Skrillex - Leaving

What does it mean when the figurehead for the largest new musical movement in the world right now starts making post-brostep?

By now you’ve probably heard the hoo-ha surrounding Skrillex’s newest track, Leaving. If you haven’t, here’s the basis of it: Skrillex, the American King of Dubstep (or should we say King of American Dubstep?), released a new EP with a track called Leaving on it that features a pitch-shifted single-word refrain of “leaving” repeated against a rainy nights backdrop that recalls, most immediately, the music of Burial.


Skrillex – Leaving

Skrillex is a hate figure to many for what he did to the original sounds of dubstep, and so a cynic might see Leaving to be him looking for the next sacred cow to slaughter. Leaving isn’t really any good, but it’s also nothing to get upset about. It’s riddled with all of the most predictable cliches of “bass music”, “future garage”, “post-dubstep” and any other genre tag that covers this sort of sound – a diced, pitch-shifted vocal, long pauses for silence, longing piano chords, and the use of mood and atmosphere in place of emotion are all present and accounted for; even the artwork, a high contrast black and white photograph of a seemingly endless tunnel, is a tired and familiar image. It’s Burial with none of the soul, Pinch without the intricacies of sound design, Hyph Mngo made with a Vengeance sample pack.

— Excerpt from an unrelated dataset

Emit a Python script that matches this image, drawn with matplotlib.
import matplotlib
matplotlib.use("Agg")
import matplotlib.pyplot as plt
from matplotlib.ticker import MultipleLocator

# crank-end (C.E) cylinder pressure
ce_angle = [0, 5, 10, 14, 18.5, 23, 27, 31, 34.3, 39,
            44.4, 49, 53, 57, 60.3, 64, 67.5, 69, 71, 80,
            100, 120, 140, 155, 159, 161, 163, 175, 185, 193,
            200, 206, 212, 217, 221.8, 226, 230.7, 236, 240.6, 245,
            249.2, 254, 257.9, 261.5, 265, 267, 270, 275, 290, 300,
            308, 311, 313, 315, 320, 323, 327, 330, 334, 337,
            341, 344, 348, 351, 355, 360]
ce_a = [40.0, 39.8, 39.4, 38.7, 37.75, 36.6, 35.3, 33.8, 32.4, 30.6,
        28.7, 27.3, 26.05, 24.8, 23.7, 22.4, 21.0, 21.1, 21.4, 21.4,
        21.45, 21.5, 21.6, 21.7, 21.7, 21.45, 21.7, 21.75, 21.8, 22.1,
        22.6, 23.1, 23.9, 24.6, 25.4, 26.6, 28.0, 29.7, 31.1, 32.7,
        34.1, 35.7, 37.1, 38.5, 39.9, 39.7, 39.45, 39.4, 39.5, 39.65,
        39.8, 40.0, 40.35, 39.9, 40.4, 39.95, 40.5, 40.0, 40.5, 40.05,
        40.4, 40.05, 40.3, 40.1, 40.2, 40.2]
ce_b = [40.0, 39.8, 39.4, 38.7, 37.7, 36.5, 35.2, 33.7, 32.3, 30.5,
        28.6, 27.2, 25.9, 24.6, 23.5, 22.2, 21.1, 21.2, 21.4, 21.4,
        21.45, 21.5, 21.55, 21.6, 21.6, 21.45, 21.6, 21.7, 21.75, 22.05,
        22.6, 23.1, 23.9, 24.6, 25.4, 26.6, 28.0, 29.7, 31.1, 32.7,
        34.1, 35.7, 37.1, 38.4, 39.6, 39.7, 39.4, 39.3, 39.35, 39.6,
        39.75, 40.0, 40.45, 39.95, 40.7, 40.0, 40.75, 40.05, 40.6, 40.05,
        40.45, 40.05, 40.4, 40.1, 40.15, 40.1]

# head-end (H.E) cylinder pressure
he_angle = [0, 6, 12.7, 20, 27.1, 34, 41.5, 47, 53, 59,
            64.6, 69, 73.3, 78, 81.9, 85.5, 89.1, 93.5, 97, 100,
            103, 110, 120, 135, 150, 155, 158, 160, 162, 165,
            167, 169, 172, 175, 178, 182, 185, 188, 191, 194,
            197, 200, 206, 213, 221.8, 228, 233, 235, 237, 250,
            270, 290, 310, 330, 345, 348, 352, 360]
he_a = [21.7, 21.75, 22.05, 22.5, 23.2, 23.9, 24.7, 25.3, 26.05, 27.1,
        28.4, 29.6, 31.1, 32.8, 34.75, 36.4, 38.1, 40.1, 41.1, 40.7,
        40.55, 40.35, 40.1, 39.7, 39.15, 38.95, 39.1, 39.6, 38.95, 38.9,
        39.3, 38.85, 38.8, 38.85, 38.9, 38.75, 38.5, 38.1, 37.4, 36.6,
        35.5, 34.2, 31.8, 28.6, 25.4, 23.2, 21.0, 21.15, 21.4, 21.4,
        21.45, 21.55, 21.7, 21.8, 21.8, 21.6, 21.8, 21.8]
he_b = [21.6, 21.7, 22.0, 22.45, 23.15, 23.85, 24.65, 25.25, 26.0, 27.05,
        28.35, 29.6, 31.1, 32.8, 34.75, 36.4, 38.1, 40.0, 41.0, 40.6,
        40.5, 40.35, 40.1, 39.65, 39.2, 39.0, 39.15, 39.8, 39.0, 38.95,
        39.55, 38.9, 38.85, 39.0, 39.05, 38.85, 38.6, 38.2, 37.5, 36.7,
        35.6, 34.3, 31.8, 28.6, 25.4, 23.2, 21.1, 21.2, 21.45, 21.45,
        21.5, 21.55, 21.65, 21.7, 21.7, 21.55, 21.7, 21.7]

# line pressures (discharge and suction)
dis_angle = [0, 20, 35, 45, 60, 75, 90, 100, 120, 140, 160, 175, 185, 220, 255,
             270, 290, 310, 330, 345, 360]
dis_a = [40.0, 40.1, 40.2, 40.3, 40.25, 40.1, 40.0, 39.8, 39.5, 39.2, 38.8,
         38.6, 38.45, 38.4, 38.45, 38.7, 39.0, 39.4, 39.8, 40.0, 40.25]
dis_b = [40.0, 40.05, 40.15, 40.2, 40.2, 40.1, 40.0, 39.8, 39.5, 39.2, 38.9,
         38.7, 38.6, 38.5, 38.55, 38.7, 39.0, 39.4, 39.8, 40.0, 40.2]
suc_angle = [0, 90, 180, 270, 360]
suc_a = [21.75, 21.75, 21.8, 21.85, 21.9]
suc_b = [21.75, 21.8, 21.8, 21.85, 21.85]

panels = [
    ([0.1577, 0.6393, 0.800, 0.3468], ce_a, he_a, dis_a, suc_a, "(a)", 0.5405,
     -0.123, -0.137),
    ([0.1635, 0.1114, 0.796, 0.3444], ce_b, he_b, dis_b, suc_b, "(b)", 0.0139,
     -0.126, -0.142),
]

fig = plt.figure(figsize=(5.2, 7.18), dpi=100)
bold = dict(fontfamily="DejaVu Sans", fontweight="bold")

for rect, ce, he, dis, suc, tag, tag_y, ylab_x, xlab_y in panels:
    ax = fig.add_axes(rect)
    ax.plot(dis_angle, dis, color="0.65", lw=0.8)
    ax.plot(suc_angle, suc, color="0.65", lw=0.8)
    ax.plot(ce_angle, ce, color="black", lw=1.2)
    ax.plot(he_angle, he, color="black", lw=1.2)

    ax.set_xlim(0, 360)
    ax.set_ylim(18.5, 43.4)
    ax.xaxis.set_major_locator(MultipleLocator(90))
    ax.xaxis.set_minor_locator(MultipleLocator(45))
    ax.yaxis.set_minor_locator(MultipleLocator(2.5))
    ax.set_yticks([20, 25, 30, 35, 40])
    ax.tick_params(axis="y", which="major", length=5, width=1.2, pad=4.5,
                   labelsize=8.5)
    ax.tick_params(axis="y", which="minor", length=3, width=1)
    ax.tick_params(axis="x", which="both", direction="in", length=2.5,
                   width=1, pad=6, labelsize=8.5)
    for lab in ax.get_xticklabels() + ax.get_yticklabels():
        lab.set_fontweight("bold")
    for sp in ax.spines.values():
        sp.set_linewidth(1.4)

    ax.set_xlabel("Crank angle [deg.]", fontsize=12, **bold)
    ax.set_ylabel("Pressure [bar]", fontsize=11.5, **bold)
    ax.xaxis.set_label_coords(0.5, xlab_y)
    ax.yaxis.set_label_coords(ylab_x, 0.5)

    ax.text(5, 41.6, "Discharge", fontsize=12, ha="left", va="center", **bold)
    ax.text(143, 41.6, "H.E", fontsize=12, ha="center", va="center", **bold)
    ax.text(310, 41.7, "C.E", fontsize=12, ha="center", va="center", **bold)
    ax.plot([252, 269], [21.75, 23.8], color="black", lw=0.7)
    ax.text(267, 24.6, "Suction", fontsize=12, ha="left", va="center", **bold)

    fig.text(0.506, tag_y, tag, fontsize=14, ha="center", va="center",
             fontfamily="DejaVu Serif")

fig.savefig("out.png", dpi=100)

But there’s plenty of bad, imitative music out there, usually uploaded to Soundcloud by young producers to little fanfare, and it’s easy to ignore. Somebody as ubiquitous as Skrillex is a bit harder to turn a deaf ear to, and so his decision to release a post-brostep track raises some interesting questions. Most pressing is: why? Skrillex is aware of the roots of the music he makes and has tastes that stretch beyond the scene that he’s involved in, but he does his own thing. His aggro-metal take on dubstep, as hard as it is to stomach for many, is at least his – the logical conclusion to the wobblers popularised by producers like Caspa and Doctor P – whereas Leaving is a turnaround in style that lacks any of his own touches. It bears comparison to Mt. Eden’s remix of Burial’s Archangel, which seemed to be one of the greatest exercises in missing the point – it’s possible to enjoy these deeper, more introverted sounds, but that doesn’t mean you have an obligation to make it yourself.

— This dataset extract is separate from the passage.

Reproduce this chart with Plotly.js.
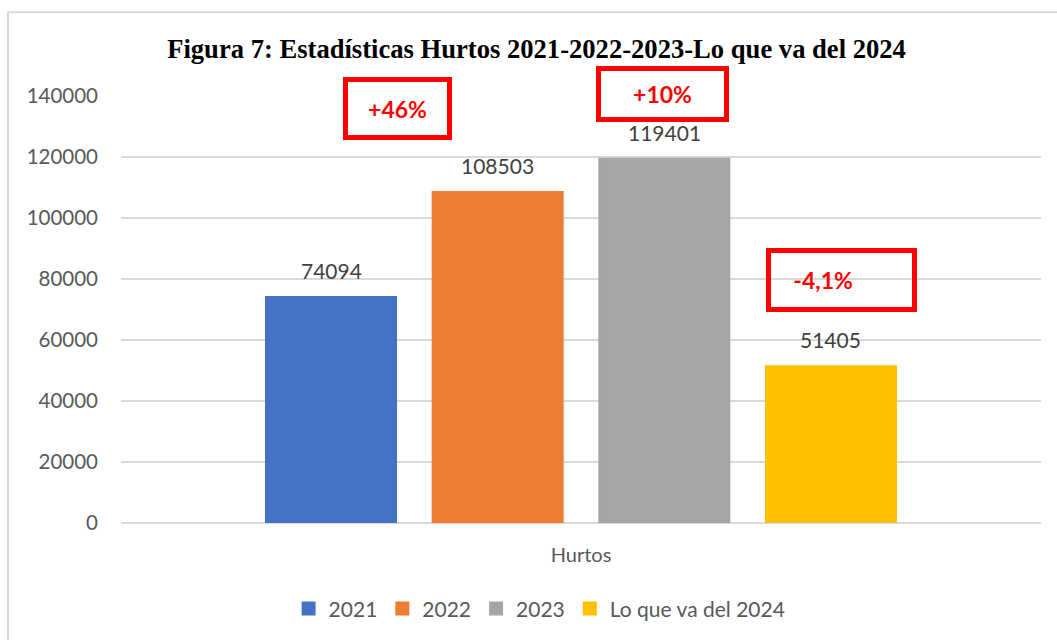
<!DOCTYPE html>
<html>
<head>
<meta charset="utf-8">
<script src="https://cdn.plot.ly/plotly-3.0.1.min.js"></script>
<style>html,body{margin:0;padding:0;background:#fff;}#chart{width:1057px;height:640px;}</style>
</head>
<body>
<div id="chart"></div>
<script>
const categories = ["Hurtos"];
const seriesNames = ["2021", "2022", "2023", "Lo que va del 2024"];
const seriesValues = [[74094], [108503], [119401], [51405]];
const seriesColors = ["#4472C4", "#ED7D31", "#A5A5A5", "#FFC000"];
const changeLabels = ["+46%", "+10%", "-4,1%"];
const yTicks = [0, 20000, 40000, 60000, 80000, 100000, 120000, 140000];

const W = 1057, H = 640;
const margin = {l: 121, r: 16, t: 96, b: 116};
const plotW = W - margin.l - margin.r;
const bargap = 0.2754;
const slotPx = plotW * (1 - bargap) / seriesNames.length;

const traces = seriesNames.map((name, i) => ({
  type: "bar",
  name: name,
  x: categories,
  y: seriesValues[i],
  marker: {color: seriesColors[i], line: {color: seriesColors[i], width: 2}},
  hoverinfo: "none"
}));

const labelAnnotations = [];
seriesNames.forEach((name, i) => {
  categories.forEach((c, j) => {
    labelAnnotations.push({
      xref: "x", yref: "y", x: c, y: seriesValues[i][j],
      text: String(seriesValues[i][j]), showarrow: false,
      xanchor: "center", yanchor: "bottom",
      xshift: (i - (seriesNames.length - 1) / 2) * slotPx, yshift: 12,
      font: {family: "Lato, sans-serif", size: 21, color: "#404040"}
    });
  });
});

const boxStyle = {
  xref: "paper", yref: "paper", showarrow: false,
  bordercolor: "#FF0000", borderwidth: 5, borderpad: 0,
  font: {family: "Lato, sans-serif", size: 23, color: "#FF0000", weight: "bold"},
  xanchor: "center", yanchor: "middle"
};

const layout = {
  width: W, height: H,
  margin: margin,
  paper_bgcolor: "#ffffff", plot_bgcolor: "#ffffff",
  title: {
    text: "<b>Figura 7: Estadísticas Hurtos 2021-2022-2023-Lo que va del 2024</b>",
    font: {family: "Liberation Serif, Times New Roman, serif", size: 26.6, color: "#000000"},
    xref: "container", x: 0.5076, xanchor: "center",
    yref: "container", y: 1 - 49/640, yanchor: "middle"
  },
  barmode: "group",
  bargap: bargap,
  bargroupgap: 0.22,
  showlegend: true,
  legend: {
    orientation: "h", xref: "paper", x: 0.455, xanchor: "center",
    yref: "paper", y: -0.198, yanchor: "middle",
    font: {family: "Lato, sans-serif", size: 21, color: "#595959"},
    itemwidth: 30, traceorder: "normal"
  },
  xaxis: {
    type: "category",
    showgrid: false, zeroline: false, showline: false, ticks: "",
    ticklabelstandoff: 18,
    tickfont: {family: "Lato, sans-serif", size: 20, color: "#595959"},
    fixedrange: true
  },
  yaxis: {
    range: [0, 140000],
    tickvals: yTicks,
    ticktext: yTicks.map(v => String(v)),
    showgrid: true, gridcolor: "#D9D9D9", gridwidth: 2,
    zeroline: true, zerolinecolor: "#D9D9D9", zerolinewidth: 2,
    showline: false, ticks: "",
    ticklabelstandoff: 22,
    tickfont: {family: "Lato, sans-serif", size: 20.5, color: "#595959"},
    fixedrange: true
  },
  shapes: [{
    type: "rect", xref: "paper", yref: "paper",
    x0: -0.1228, x1: 1.2, y0: -0.5, y1: 1.1963,
    line: {color: "#D9D9D9", width: 2}, fillcolor: "rgba(0,0,0,0)", layer: "below"
  }],
  annotations: labelAnnotations.concat([
    Object.assign({}, boxStyle, {text: changeLabels[0], x: 0.3005, y: 0.9708, width: 99, height: 53}),
    Object.assign({}, boxStyle, {text: changeLabels[1], x: 0.5886, y: 1.0047, width: 123, height: 46}),
    Object.assign({}, boxStyle, {text: "&nbsp;&nbsp;&nbsp;&nbsp;" + changeLabels[2], x: 0.7832, y: 0.5701, width: 141, height: 54, align: "left"})
  ])
};

Plotly.newPlot("chart", traces, layout, {displayModeBar: false, staticPlot: true});
</script>
</body>
</html>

Burial – Archangel (Mt. Eden remix)

Does this represent a turning point in mainstream American electronic music? What does it mean for Skrillex, a figurehead for the largest new musical movement in the world right now, to be venturing into territory not usually associated with the EDM continuum? For all the flak that EDM receives, few people are asking what comes next. Earlier today, Dummy’s Ruth Saxelby noted how Wih’lo, a 19 year old producer from Chicago, was part of a “growing undercurrent of new US producers who have clearly been influenced by the UK electronic music scene”.

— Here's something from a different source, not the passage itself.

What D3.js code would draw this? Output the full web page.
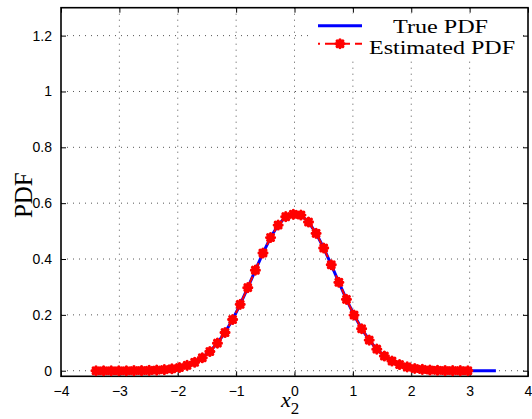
<!DOCTYPE html>
<html>
<head>
<meta charset="utf-8">
<script src="https://cdn.jsdelivr.net/npm/d3@7"></script>
<style>
  body { margin: 0; background: #fff; }
  svg { display: block; }
  .tick text { font-family: "Liberation Sans", Arial, sans-serif; font-size: 14px; fill: #000; }
</style>
</head>
<body>
<div id="chart"></div>
<script>
// estimated PDF samples
const estX = [-3.40, -3.27, -3.14, -3.01, -2.88, -2.75, -2.62, -2.49, -2.36, -2.23,
  -2.10, -1.97, -1.84, -1.71, -1.58, -1.45, -1.32, -1.19, -1.06, -0.93,
  -0.80, -0.67, -0.54, -0.41, -0.28, -0.15, -0.02, 0.11, 0.24, 0.37,
  0.50, 0.63, 0.76, 0.89, 1.02, 1.15, 1.28, 1.41, 1.54, 1.67,
  1.80, 1.93, 2.06, 2.19, 2.32, 2.45, 2.58, 2.71, 2.84, 2.97];
const estY = [0.0000, 0.0000, 0.0000, 0.0001, 0.0001, 0.0003, 0.0006, 0.0011, 0.0021, 0.0039,
  0.0069, 0.0116, 0.0191, 0.0303, 0.0465, 0.0689, 0.0988, 0.1369, 0.1834, 0.2376,
  0.2975, 0.3601, 0.4215, 0.4769, 0.5217, 0.5517, 0.5600, 0.5574, 0.5326, 0.4920,
  0.4394, 0.3794, 0.3166, 0.2555, 0.1993, 0.1504, 0.1096, 0.0773, 0.0527, 0.0347,
  0.0221, 0.0136, 0.0081, 0.0047, 0.0026, 0.0014, 0.0007, 0.0004, 0.0002, 0.0001];

// true PDF curve
const trueX = [-3.40, -3.14, -2.88, -2.62, -2.36, -2.10, -1.97, -1.84, -1.71, -1.58,
  -1.45, -1.32, -1.19, -1.06, -0.93, -0.80, -0.67, -0.54, -0.41, -0.28,
  -0.15, -0.02, 0.11, 0.24, 0.37, 0.50, 0.63, 0.76, 0.89, 1.02,
  1.15, 1.28, 1.41, 1.54, 1.67, 1.80, 1.93, 2.06, 2.19, 2.45,
  2.71, 2.97, 3.20, 3.45];
const trueY = [0.0000, 0.0000, 0.0001, 0.0006, 0.0021, 0.0069, 0.0116, 0.0191, 0.0303, 0.0465,
  0.0689, 0.0988, 0.1369, 0.1834, 0.2376, 0.2975, 0.3601, 0.4215, 0.4769, 0.5217,
  0.5517, 0.5640, 0.5574, 0.5326, 0.4920, 0.4394, 0.3794, 0.3166, 0.2555, 0.1993,
  0.1504, 0.1096, 0.0773, 0.0527, 0.0347, 0.0221, 0.0136, 0.0081, 0.0047, 0.0014,
  0.0004, 0.0001, 0.0000, 0.0000];

const xTicks = [-4, -3, -2, -1, 0, 1, 2, 3, 4];
const yTicks = [0, 0.2, 0.4, 0.6, 0.8, 1, 1.2];
const legendLabels = ["True PDF", "Estimated PDF"];

const W = 532, H = 419;
const margin = { left: 61, right: 4, top: 7.7, bottom: 42.7 };
const iw = W - margin.left - margin.right;
const ih = H - margin.top - margin.bottom;

const svg = d3.select("#chart").append("svg")
  .attr("width", W).attr("height", H);

const g = svg.append("g")
  .attr("transform", `translate(${margin.left},${margin.top})`);

const x = d3.scaleLinear().domain([-4, 4]).range([0, iw]);
const y = d3.scaleLinear().domain([-0.02, 1.3]).range([ih, 0]);

const fmt = d => String(d).replace("-", "\u2212");

// grid
g.append("g").selectAll("line").data(xTicks.slice(1, -1)).join("line")
  .attr("x1", d => x(d)).attr("x2", d => x(d))
  .attr("y1", 0).attr("y2", ih)
  .attr("stroke", "#555").attr("stroke-width", 1).attr("stroke-dasharray", "1,5");
g.append("g").selectAll("line").data(yTicks).join("line")
  .attr("x1", 0).attr("x2", iw)
  .attr("y1", d => y(d)).attr("y2", d => y(d))
  .attr("stroke", "#555").attr("stroke-width", 1).attr("stroke-dasharray", "1,5");

// axes (ticks inward)
const xAxis = g.append("g").attr("transform", `translate(0,${ih})`)
  .call(d3.axisBottom(x).tickValues(xTicks).tickFormat(fmt).tickSizeInner(-5).tickSizeOuter(0).tickPadding(10));
const xAxisTop = g.append("g")
  .call(d3.axisTop(x).tickValues(xTicks).tickFormat("").tickSizeInner(-5).tickSizeOuter(0));
const yAxis = g.append("g")
  .call(d3.axisLeft(y).tickValues(yTicks).tickFormat(fmt).tickSizeInner(-5).tickSizeOuter(0).tickPadding(9));
const yAxisR = g.append("g").attr("transform", `translate(${iw},0)`)
  .call(d3.axisRight(y).tickValues(yTicks).tickFormat("").tickSizeInner(-5).tickSizeOuter(0));
[xAxis, xAxisTop, yAxis, yAxisR].forEach(a => {
  a.select(".domain").remove();
  a.selectAll(".tick line").attr("stroke", "#000").attr("stroke-width", 1);
});
xAxis.selectAll(".tick text").attr("dy", "0.71em");

// box
g.append("rect").attr("x", 0).attr("y", 0).attr("width", iw).attr("height", ih)
  .attr("fill", "none").attr("stroke", "#000").attr("stroke-width", 1.6);

// true pdf
const line = d3.line().x(d => x(d[0])).y(d => y(d[1]));
g.append("path").datum(d3.zip(trueX, trueY))
  .attr("d", line).attr("fill", "none")
  .attr("stroke", "#0000ff").attr("stroke-width", 3);

// estimated pdf
g.append("path").datum(d3.zip(estX, estY))
  .attr("d", line).attr("fill", "none")
  .attr("stroke", "#ff0000").attr("stroke-width", 2).attr("stroke-dasharray", "10,5");

function star(sel) {
  const r = 3.9;
  sel.append("path")
    .attr("d", `M${-r},0H${r}M0,${-r}V${r}M${-r * 0.72},${-r * 0.72}L${r * 0.72},${r * 0.72}M${-r * 0.72},${r * 0.72}L${r * 0.72},${-r * 0.72}`)
    .attr("stroke", "#ff0000").attr("stroke-width", 3.3).attr("stroke-linecap", "round").attr("fill", "none");
}
g.append("g").selectAll("g").data(d3.zip(estX, estY)).join("g")
  .attr("transform", d => `translate(${x(d[0])},${y(d[1])})`)
  .call(star);

// labels
svg.append("text")
  .attr("transform", `translate(32,${margin.top + y(0.6) - 8}) rotate(-90)`)
  .attr("text-anchor", "middle")
  .style("font-family", "'Liberation Serif', 'Times New Roman', serif")
  .style("font-size", "25px")
  .text("PDF");

const xl = svg.append("text")
  .attr("x", 281).attr("y", 407)
  .style("font-family", "'Liberation Serif', 'Times New Roman', serif");
xl.append("tspan").style("font-style", "italic").style("font-size", "22px").text("x");
xl.append("tspan").attr("dy", 7).style("font-size", "17px").text("2");

// legend
const lg = svg.append("g");
lg.append("rect").attr("x", 312).attr("y", 14).attr("width", 208).attr("height", 44).attr("fill", "#fff");
lg.append("line").attr("x1", 318).attr("x2", 362).attr("y1", 25.7).attr("y2", 25.7)
  .attr("stroke", "#0000ff").attr("stroke-width", 3);
lg.append("line").attr("x1", 318).attr("x2", 362).attr("y1", 43.7).attr("y2", 43.7)
  .attr("stroke", "#ff0000").attr("stroke-width", 2).attr("stroke-dasharray", "10,5").attr("stroke-dashoffset", 8);
lg.append("g").attr("transform", "translate(340,43.7)").call(star);
const legendY = [33, 54];
const legendX = [393, 369];
const legendLen = [95, 146];
legendLabels.forEach((t, i) => {
  lg.append("text").attr("x", legendX[i]).attr("y", legendY[i])
    .attr("textLength", legendLen[i]).attr("lengthAdjust", "spacingAndGlyphs")
    .style("font-family", "'Liberation Serif', 'Times New Roman', serif")
    .style("font-size", "18px")
    .text(t);
});
</script>
</body>
</html>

This isn’t to say that EDM will morph into an Americanised take on UK bass music in the future – the big discussion right now seems to be about the steady adoption of trap – but it perhaps shows a desire outside of the underground to experiment more and move forward, which is something that many cynics seem to largely be ignoring. In a recent interview with Mixmag, Machinedrum described how dancefloors are becoming less infatuated with brostep and more receptive to experimental music. “I feel like people have already changed their attitude, they’re looking for new sounds…I’m not going to give up on America just yet.”

Alternatively, we could just agree with Zomby.